HY26 Results Media Release
| Stock | Downer Edi Ltd (DOW.ASX) |
|---|---|
| Release Time | 19 Feb 2026, 8:51 a.m. |
| Price Sensitive | Yes |
Downer Delivers 4.6% EBITA Margin, 30% Statutory NPAT Growth
- Strong earnings growth, delivering 90 bps EBITA margin expansion to 4.6%
- 7% increase in underlying NPATA to $136.1 million
- Improved cash conversion and balance sheet, with net debt to EBITDA reduced to 0.8x
Downer EDI Limited (ASX:DOW) has released its financial results for the six months ended 31 December 2025 (1H26), reporting strong earnings growth and margin expansion. The company delivered a 29.8% increase in statutory NPAT to $98 million, a 7.0% increase in underlying NPATA to $136.1 million, and an 11.2% increase in underlying EBITA to $227.1 million. This was driven by a 90 basis point expansion in EBITA margin to 4.6%, exceeding the management target of >4.5%. Other highlights include a 10% uplift in underlying EPS to 18.7 cents per share, cash conversion of 90.5% exceeding the >90% target, and an improvement in gearing with net debt to EBITDA reducing to 0.8x. The company's portfolio simplification strategy, with the divestment of its interest in Keolis Downer and the disposal of a non-core business, has sharpened the group's focus on core markets and growth opportunities. While revenue declined during the period, work-in-hand increased by 8.9% to $38.2 billion, driven by strategic wins across energy, water, defence and transport. The company's outlook remains positive, with a targeted return to growth in future periods supported by active tendering across core markets.

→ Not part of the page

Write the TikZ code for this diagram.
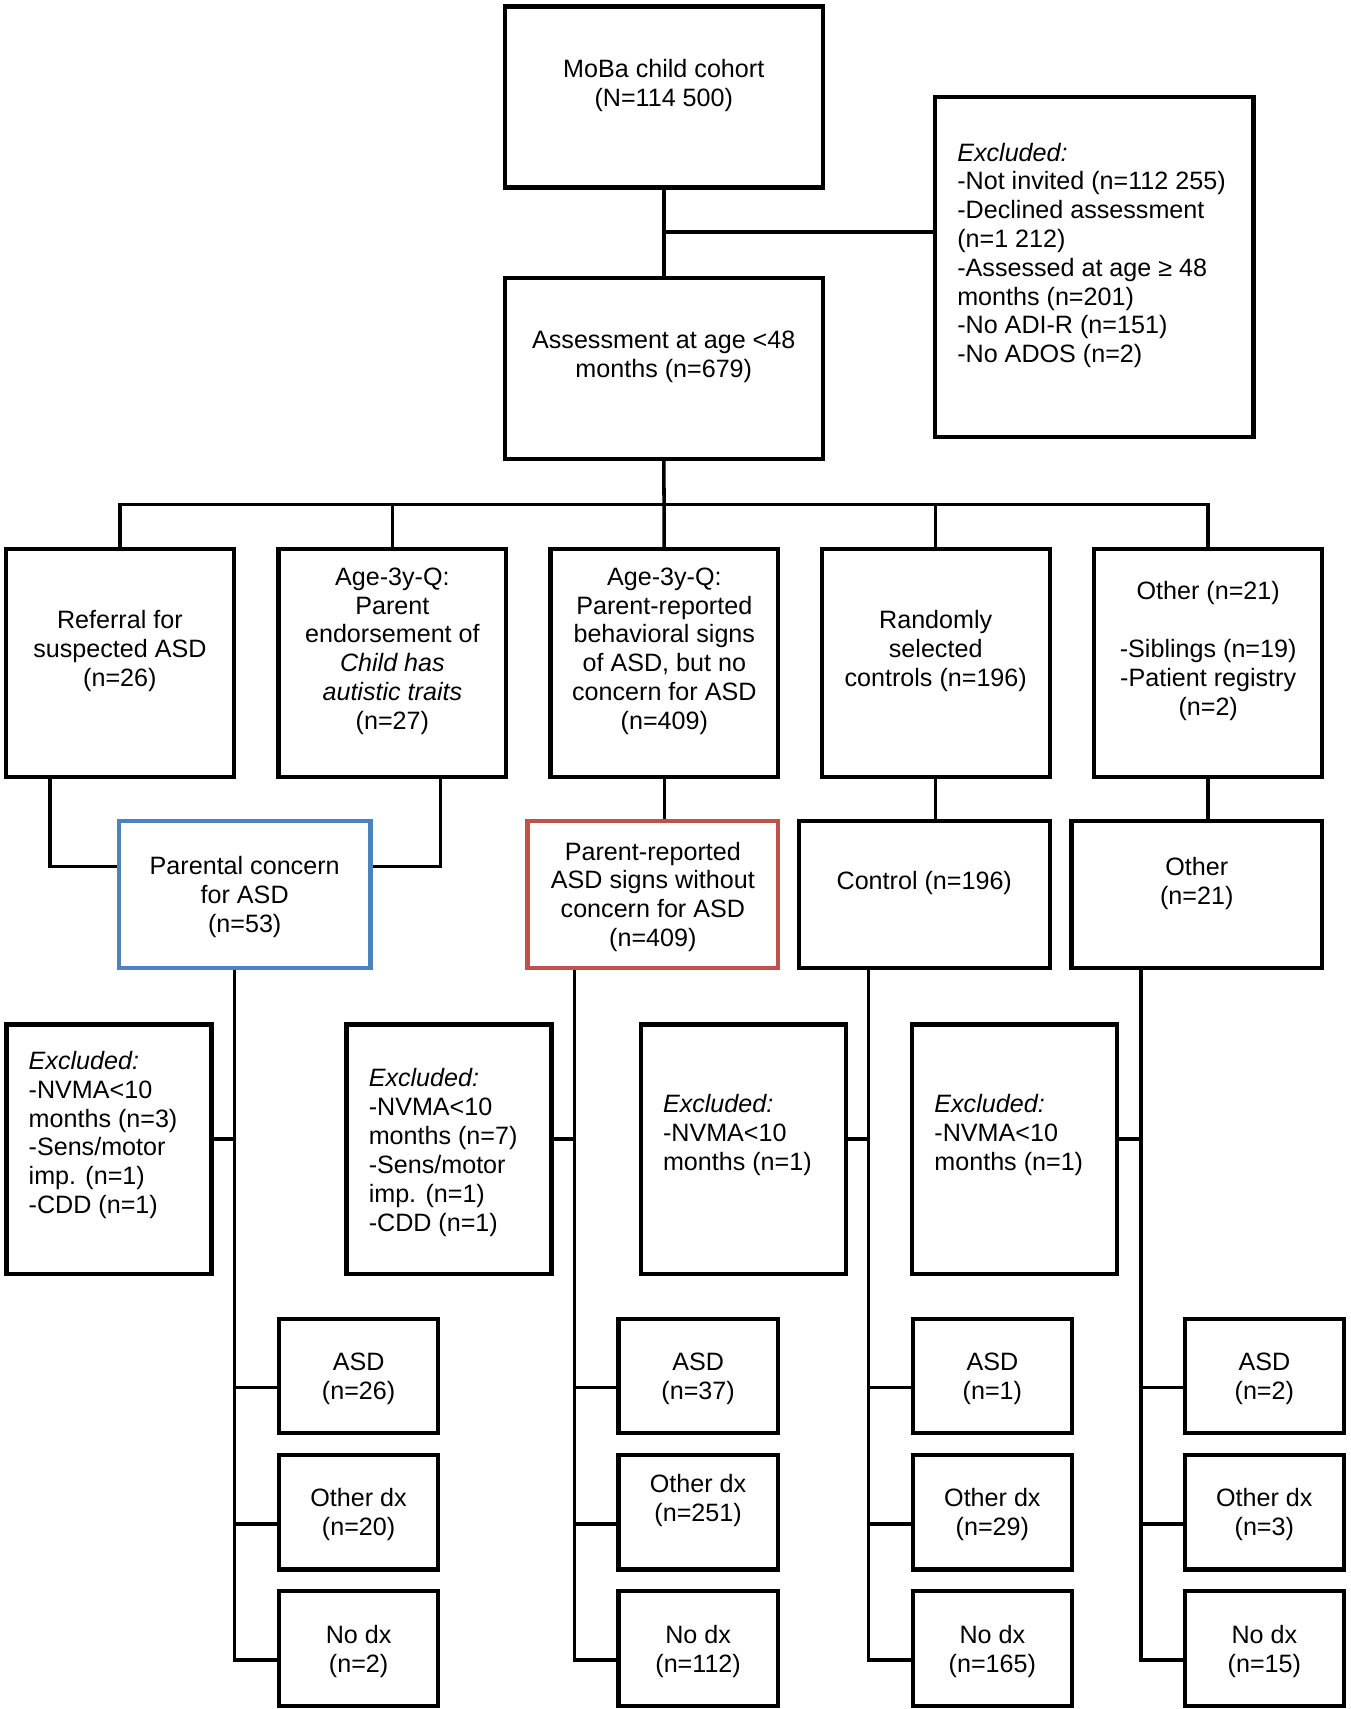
\documentclass[tikz,border=0pt]{standalone}
\usepackage{fontspec}
\setmainfont{Liberation Sans}
\definecolor{pcblue}{HTML}{4F81BD}
\definecolor{prred}{HTML}{C0504D}

\begin{document}
\begin{tikzpicture}[x=0.0218cm,y=-0.0218cm,
  box/.style 2 args={draw,line width=2.4pt,inner sep=0pt,align=center,text depth=0pt,font=\fontsize{14.3}{16.4}\selectfont,minimum width=#1*0.0218cm,minimum height=#2*0.0218cm},
  txt/.style={inner sep=0pt,align=center,text depth=0pt,font=\fontsize{14.3}{16.4}\selectfont},
  txl/.style={txt,align=left,anchor=west},
  link/.style={line width=2pt}]
  \useasboundingbox (0,0) rectangle (1239,1568);
  \node[box={292}{166}] (moba) at (609,89) {};
  \node[txt] (mobaT) at (609,76) {MoBa child cohort\\(N=114 500)};
  \node[box={292}{312}] (exA) at (1004,245) {};
  \node[txl] (exAT) at (878,232) {\textit{Excluded:}\\-Not invited (n=112 255)\\-Declined assessment\\(n=1 212)\\-Assessed at age ≥ 48\\months (n=201)\\-No ADI-R (n=151)\\-No ADOS (n=2)};
  \node[box={292}{166}] (assess) at (609,338) {};
  \node[txt] (assessT) at (609,325) {Assessment at age <48\\months (n=679)};
  \coordinate (exjoin) at (609,213);
  \coordinate (split) at (609,463);
  \draw[link] (moba) -- (assess);
  \draw[link] (exjoin) -- (exjoin -| exA.west);

  \node[box={209}{209}] (refer) at (110,608.5) {};
  \node[txt] (referT) at (110,595) {Referral for\\suspected ASD\\(n=26)};
  \node[box={209}{209}] (endorse) at (360,608.5) {};
  \node[txt] (endorseT) at (360,595) {Age-3y-Q:\\Parent\\endorsement of\\\textit{Child has}\\\textit{autistic traits}\\(n=27)};
  \node[box={209}{209}] (signs) at (609.5,608.5) {};
  \node[txt] (signsT) at (609.5,595) {Age-3y-Q:\\Parent-reported\\behavioral signs\\of ASD, but no\\concern for ASD\\(n=409)};
  \node[box={209}{209}] (random) at (858.5,608.5) {};
  \node[txt] (randomT) at (858.5,595) {Randomly\\selected\\controls (n=196)};
  \node[box={209}{209}] (otherA) at (1108.5,608.5) {};
  \node[txt] (otherAT) at (1108.5,595) {Other (n=21)\\[16.4pt]-Siblings (n=19)\\-Patient registry\\(n=2)};
  \draw[link] (assess) -- (signs);
  \draw[link] (refer.north) |- (split) -| (otherA.north);
  \draw[link] (endorse.north) -- (endorse.north |- split);
  \draw[link] (random.north) -- (random.north |- split);

  \node[box={231}{135},draw=pcblue] (concern) at (224.5,820.5) {Parental concern\\for ASD\\(n=53)};
  \node[box={230}{135},draw=prred] (noconc) at (599,820.5) {Parent-reported\\ASD signs without\\concern for ASD\\(n=409)};
  \node[box={230}{135}] (control) at (848,820.5) {};
  \node[txt] (controlT) at (848,808) {Control (n=196)};
  \node[box={230}{135}] (otherB) at (1098,820.5) {};
  \node[txt] (otherBT) at (1098,808) {Other\\(n=21)};
  \draw[link] ([xshift=0.927cm]refer.south west) |- ([yshift=0.556cm]concern.west);
  \draw[link] ([xshift=-1.3625cm]endorse.south east) |- ([yshift=0.556cm]concern.east);
  \draw[link] (signs.south) -- (signs.south |- noconc.north);
  \draw[link] (random.south) -- (random.south |- control.north);
  \draw[link] (otherA.south) -- (otherA.south |- otherB.north);

  \node[box={188}{229}] (exB) at (100,1054.5) {};
  \node[txl] (exBT) at (26,1039) {\textit{Excluded:}\\-NVMA<10\\months (n=3)\\-Sens/motor\\imp. (n=1)\\-CDD (n=1)};
  \node[box={188}{229}] (exC) at (412,1054.5) {};
  \node[txl] (exCT) at (338,1055) {\textit{Excluded:}\\-NVMA<10\\months (n=7)\\-Sens/motor\\imp. (n=1)\\-CDD (n=1)};
  \node[box={188}{229}] (exD) at (682,1054.5) {};
  \node[txl] (exDT) at (608,1039) {\textit{Excluded:}\\-NVMA<10\\months (n=1)};
  \node[box={188}{229}] (exE) at (931,1054.5) {};
  \node[txl] (exET) at (857,1039) {\textit{Excluded:}\\-NVMA<10\\months (n=1)};

  \node[box={146}{105}] (asdA) at (329,1262.5) {ASD\\(n=26)};
  \node[box={146}{105}] (odA) at (329,1387.5) {Other dx\\(n=20)};
  \node[box={146}{105}] (nodxA) at (329,1512.5) {No dx\\(n=2)};
  \node[box={146}{105}] (asdB) at (640.5,1262.5) {ASD\\(n=37)};
  \node[box={146}{105}] (odB) at (640.5,1387.5) {};
  \node[txt] (odBT) at (640.5,1374) {Other dx\\(n=251)};
  \node[box={146}{105}] (nodxB) at (640.5,1512.5) {No dx\\(n=112)};
  \node[box={146}{105}] (asdC) at (910.5,1262.5) {ASD\\(n=1)};
  \node[box={146}{105}] (odC) at (910.5,1387.5) {Other dx\\(n=29)};
  \node[box={146}{105}] (nodxC) at (910.5,1512.5) {No dx\\(n=165)};
  \node[box={146}{105}] (asdD) at (1160,1262.5) {ASD\\(n=2)};
  \node[box={146}{105}] (odD) at (1160,1387.5) {Other dx\\(n=3)};
  \node[box={146}{105}] (nodxD) at (1160,1512.5) {No dx\\(n=15)};

  \coordinate (xA) at (215,0);
  \coordinate (xB) at (527,0);
  \coordinate (xC) at (797,0);
  \coordinate (xD) at (1047,0);
  \draw[link] (concern.south -| xA) |- ([yshift=-0.23cm]nodxA.west);
  \draw[link] ([yshift=-0.23cm]asdA.west) -- ([yshift=-0.23cm]asdA.west -| xA);
  \draw[link] ([yshift=-0.23cm]odA.west) -- ([yshift=-0.23cm]odA.west -| xA);
  \draw[link] ([yshift=0.207cm]exB.east) -- ([yshift=0.207cm]exB.east -| xA);
  \draw[link] (noconc.south -| xB) |- ([yshift=-0.23cm]nodxB.west);
  \draw[link] ([yshift=-0.23cm]asdB.west) -- ([yshift=-0.23cm]asdB.west -| xB);
  \draw[link] ([yshift=-0.23cm]odB.west) -- ([yshift=-0.23cm]odB.west -| xB);
  \draw[link] ([yshift=0.207cm]exC.east) -- ([yshift=0.207cm]exC.east -| xB);
  \draw[link] (control.south -| xC) |- ([yshift=-0.23cm]nodxC.west);
  \draw[link] ([yshift=-0.23cm]asdC.west) -- ([yshift=-0.23cm]asdC.west -| xC);
  \draw[link] ([yshift=-0.23cm]odC.west) -- ([yshift=-0.23cm]odC.west -| xC);
  \draw[link] ([yshift=0.207cm]exD.east) -- ([yshift=0.207cm]exD.east -| xC);
  \draw[link] (otherB.south -| xD) |- ([yshift=-0.23cm]nodxD.west);
  \draw[link] ([yshift=-0.23cm]asdD.west) -- ([yshift=-0.23cm]asdD.west -| xD);
  \draw[link] ([yshift=-0.23cm]odD.west) -- ([yshift=-0.23cm]odD.west -| xD);
  \draw[link] ([yshift=0.207cm]exE.east) -- ([yshift=0.207cm]exE.east -| xD);
\end{tikzpicture}
\end{document}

For FY26, on an underlying basis, Downer is targeting: revenue to be slightly lower than FY25 pro forma revenue, earnings and EBITA margin improvement, and NPATA of $295 million to $315 million, assuming no material change in economic conditions or market demand, and no material weather disruptions.
The medium-term outlook is positive, underpinned by active tendering across core markets including NZ Infrastructure, Road Services, Water, Power, Rail and Facilities Management which supports Downer's management ambition of a 4%-5% revenue compound annual growth rate from FY26 to FY30.